====== Exercise data ======
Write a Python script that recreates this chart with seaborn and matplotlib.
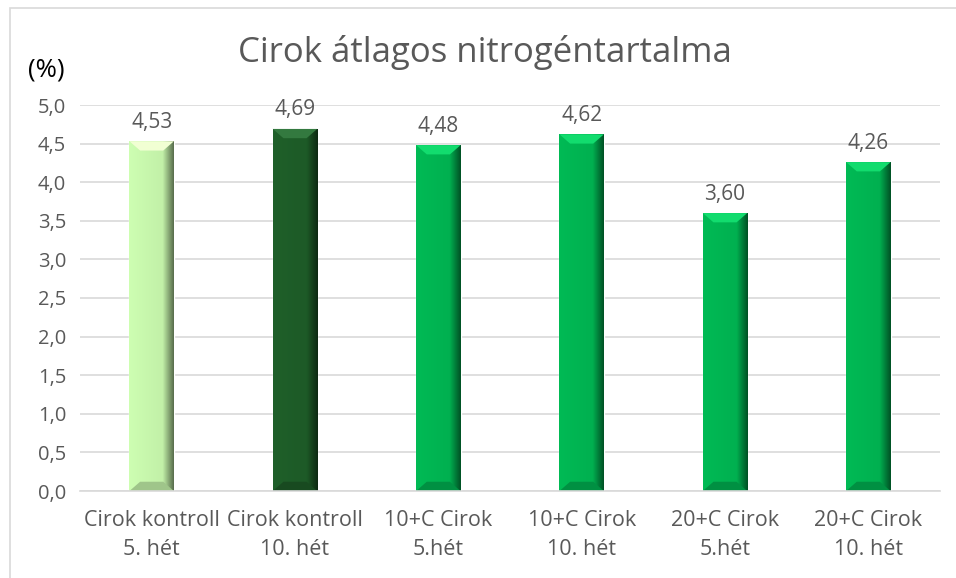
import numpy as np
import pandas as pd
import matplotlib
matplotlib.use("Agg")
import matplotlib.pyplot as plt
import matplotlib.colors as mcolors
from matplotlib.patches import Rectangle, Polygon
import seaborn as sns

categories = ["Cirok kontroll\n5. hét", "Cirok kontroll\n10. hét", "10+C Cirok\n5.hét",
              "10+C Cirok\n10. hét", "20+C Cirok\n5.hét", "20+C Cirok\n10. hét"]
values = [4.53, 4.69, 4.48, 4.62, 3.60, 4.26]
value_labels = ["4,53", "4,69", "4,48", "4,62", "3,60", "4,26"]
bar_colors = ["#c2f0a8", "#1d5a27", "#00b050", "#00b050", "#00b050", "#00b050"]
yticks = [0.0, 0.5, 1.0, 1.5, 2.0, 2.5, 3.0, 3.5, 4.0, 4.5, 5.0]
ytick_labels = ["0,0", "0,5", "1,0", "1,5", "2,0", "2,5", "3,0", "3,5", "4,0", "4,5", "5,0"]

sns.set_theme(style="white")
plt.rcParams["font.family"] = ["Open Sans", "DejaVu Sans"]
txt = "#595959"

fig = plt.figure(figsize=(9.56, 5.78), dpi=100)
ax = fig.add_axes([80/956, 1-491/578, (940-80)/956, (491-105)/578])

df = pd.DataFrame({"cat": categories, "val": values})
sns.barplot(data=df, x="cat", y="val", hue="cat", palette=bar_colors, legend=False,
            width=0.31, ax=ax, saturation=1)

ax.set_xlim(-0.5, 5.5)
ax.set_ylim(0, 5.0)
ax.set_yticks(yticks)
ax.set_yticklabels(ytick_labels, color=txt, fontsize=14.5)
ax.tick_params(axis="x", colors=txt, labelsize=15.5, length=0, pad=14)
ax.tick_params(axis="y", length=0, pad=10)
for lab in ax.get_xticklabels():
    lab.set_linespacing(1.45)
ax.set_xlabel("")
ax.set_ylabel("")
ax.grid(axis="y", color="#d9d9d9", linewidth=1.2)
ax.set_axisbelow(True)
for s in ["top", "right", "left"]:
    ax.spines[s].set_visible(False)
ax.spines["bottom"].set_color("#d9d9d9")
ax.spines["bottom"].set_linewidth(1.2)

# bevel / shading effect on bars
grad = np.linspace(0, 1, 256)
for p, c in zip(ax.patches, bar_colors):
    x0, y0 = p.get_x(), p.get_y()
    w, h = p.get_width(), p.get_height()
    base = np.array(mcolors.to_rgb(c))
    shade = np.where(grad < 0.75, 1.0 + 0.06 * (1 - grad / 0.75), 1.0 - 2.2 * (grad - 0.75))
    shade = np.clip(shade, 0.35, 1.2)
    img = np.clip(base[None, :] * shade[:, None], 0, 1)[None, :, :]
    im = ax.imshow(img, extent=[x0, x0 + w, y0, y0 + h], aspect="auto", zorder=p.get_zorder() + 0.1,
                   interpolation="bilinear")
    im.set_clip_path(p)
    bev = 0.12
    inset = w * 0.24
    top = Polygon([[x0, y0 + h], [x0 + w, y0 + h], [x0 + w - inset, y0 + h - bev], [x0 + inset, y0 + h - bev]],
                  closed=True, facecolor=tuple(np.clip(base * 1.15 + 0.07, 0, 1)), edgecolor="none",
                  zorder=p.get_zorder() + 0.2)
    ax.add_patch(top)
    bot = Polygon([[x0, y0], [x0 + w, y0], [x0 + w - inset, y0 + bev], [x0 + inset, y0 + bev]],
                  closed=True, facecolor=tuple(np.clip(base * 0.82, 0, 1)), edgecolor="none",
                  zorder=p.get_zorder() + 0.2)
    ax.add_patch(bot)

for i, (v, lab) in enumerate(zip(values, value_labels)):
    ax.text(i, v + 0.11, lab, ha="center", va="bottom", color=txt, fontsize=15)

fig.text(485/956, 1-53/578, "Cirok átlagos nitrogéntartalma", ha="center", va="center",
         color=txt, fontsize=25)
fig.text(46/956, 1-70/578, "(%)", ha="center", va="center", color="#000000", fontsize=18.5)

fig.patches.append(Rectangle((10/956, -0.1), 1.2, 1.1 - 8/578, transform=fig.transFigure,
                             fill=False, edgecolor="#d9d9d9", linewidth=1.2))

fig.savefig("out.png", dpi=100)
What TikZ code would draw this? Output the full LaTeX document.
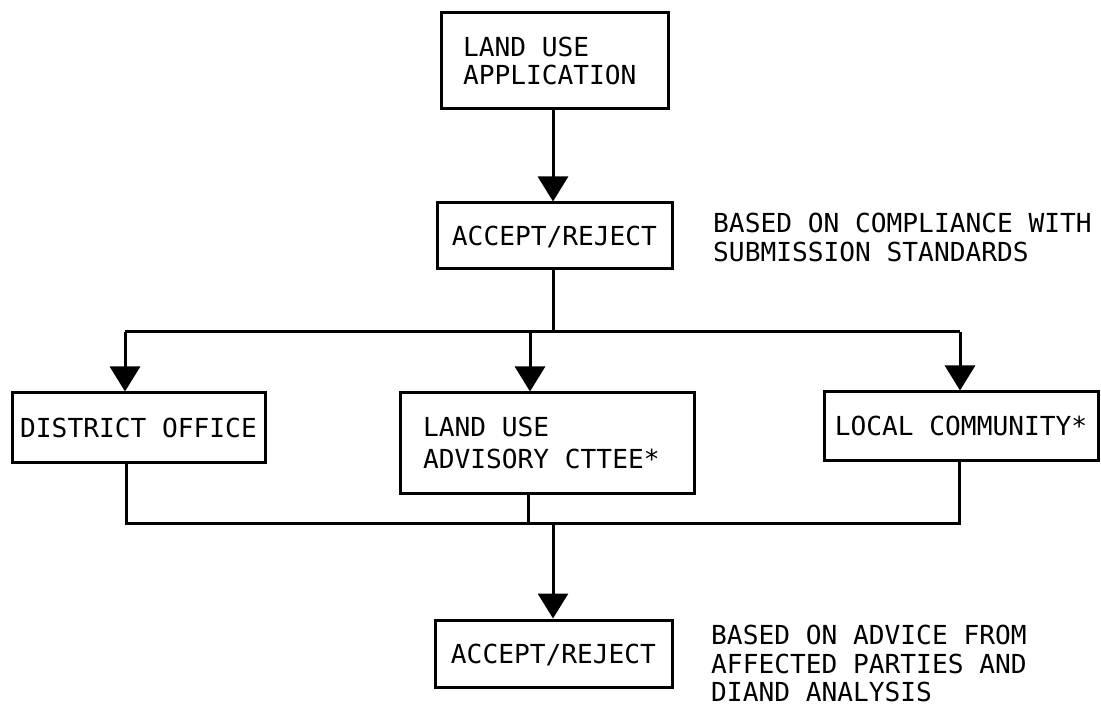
======
• **Work required**:
Filter out all lines lacking the word "this" and copy the rest.

• **Complete response**:
Write a Python script that recreates this chart with seaborn and matplotlib.
What TikZ code would draw this? Output the full LaTeX document.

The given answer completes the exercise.